Starting in 2020, the DeWitt Area Recreation Authority (DARA) is offering scholarship funds for families in need of financial help with sending their kids to its growing summer camp program.
DARA Executive Director Chad Stevens announced at the Sept. 23 DeWitt City Council meeting that a scholarship fund worth $5,000 will go towards abating the growing demand for financial assistance.
“What we’re trying to accomplish is to get kids that may not be able to do more than one week of camp or maybe none at all,” Stevens said. “There’s a segment in DeWitt township where not everybody has the same advantages as everybody else, and we’re trying to bridge that gap and give them a little bit of equity to be able to have a positive experience for their kids over the course of the summer.
“So if we can get them to camp two weeks a year, as opposed to one or none, that’s a small step in the right direction.”
Stevens’ plan is to provide a 50% provision to families accepting the scholarship, which means a $125 week of camp would only cost the family $63. Stevens said he is willing to be flexible with that rule.
“You want to recreate for everybody,” Stevens said. “Not just everybody that can afford it. We’re a government service, so we want everybody to be able to take advantage of what we have to offer.”
DeWitt Mayor Sue Leeming said although the city of DeWitt is, based on demographics, “a pretty affluent community,” that does not mean that DeWitt does not have needy families who can benefit from the fund.
“We do,” Leeming said. “And so does the township have probably even more families in that situation. And so whatever we can do to help those families–especially those kids there this summer—at least a week or two is a wonderful thing.”
Most of the kids who attend DARA’s summer camp come from within a 20-mile radius of DeWitt, Stevens said. From Lansing to as far north as St. Johns, the camp offers a variety of indoor and outdoor activities with each new weekly theme for kids who need somewhere to go during the summer months.
“We’re convenient for people north of us that work in like the city of Lansing,” Stevens said. “So that they can get to our community center really easy on the way to work, drop their kids off and then pick them up from camp at the end of the workday. So mostly in the Clinton County area, and then a little bit of the city of Lansing as well.”
Since it began in 2006 as a six-week program serving an average of 30 kids per week, Stevens said it has grown into an 11-week program with an average of 101 kids attending every week of 2019’s program.
Tom Shanley’s three kids have all been involved in DARA’s summer camp for years, whether that be attending the summer camp like youngest daughter Kaitlyn or working as a counselor as his son, Christopher did, and his oldest daughter Allison is training to do.
“It seems like every summer you see the same kids going there,” Shanley said. “Kids develop friends that they don’t maybe see other times of the year, and they’re excited to get back and have all the fun activities that DARA provides. It’s a good, safe environment to keep my kids occupied during the summer.”
The scholarship fund is a sign of the summer camp’s growth, and Shanley said it is a necessary provision for any community.

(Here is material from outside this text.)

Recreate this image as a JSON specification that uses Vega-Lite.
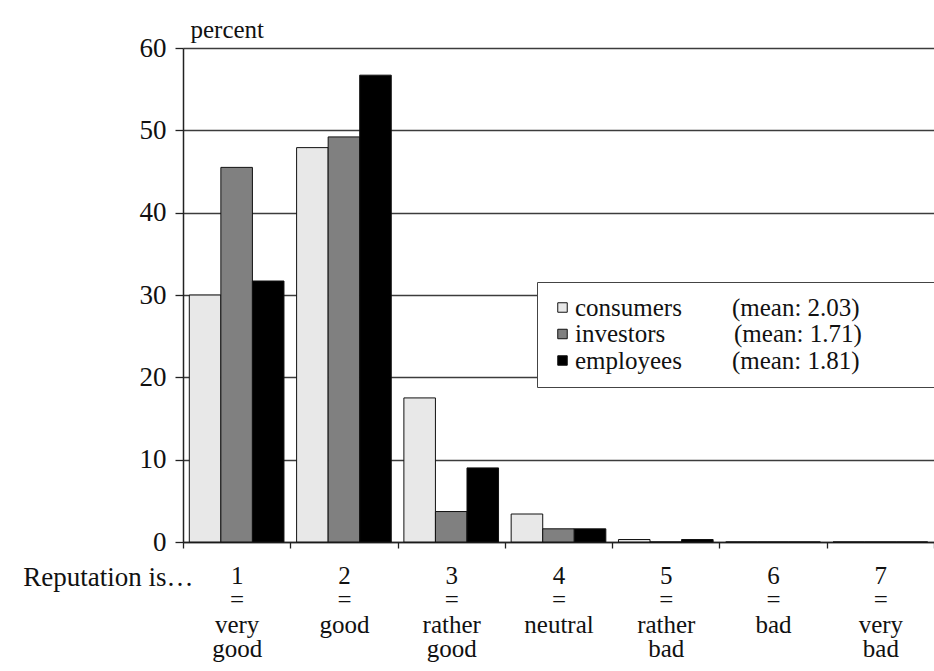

“Unless you’re over in someplace out in California,” Shanley said. “Where all you have is millionaires all over the place. … All communities have a need for scholarships. DeWitt is no exception. There’s people that otherwise wouldn’t be able to afford something like that, so it’s very important to have scholarships. It’ll help these kids to come along and have the same opportunities as everybody else.”
Stevens said the leftover money going towards the scholarship fund is owed in large part to the increase in the amount of attending kids. But the devotion Stevens and the rest of DARA’s staff has shown towards advancing the program has not gone unnoticed.
“Chad’s really good,” Leeming said. “… He’s come up through the ranks in the program, so he’s seen what goes on. And he’s really working with the heart of the community in mind. He really wants to make it an excellent program, and he has.”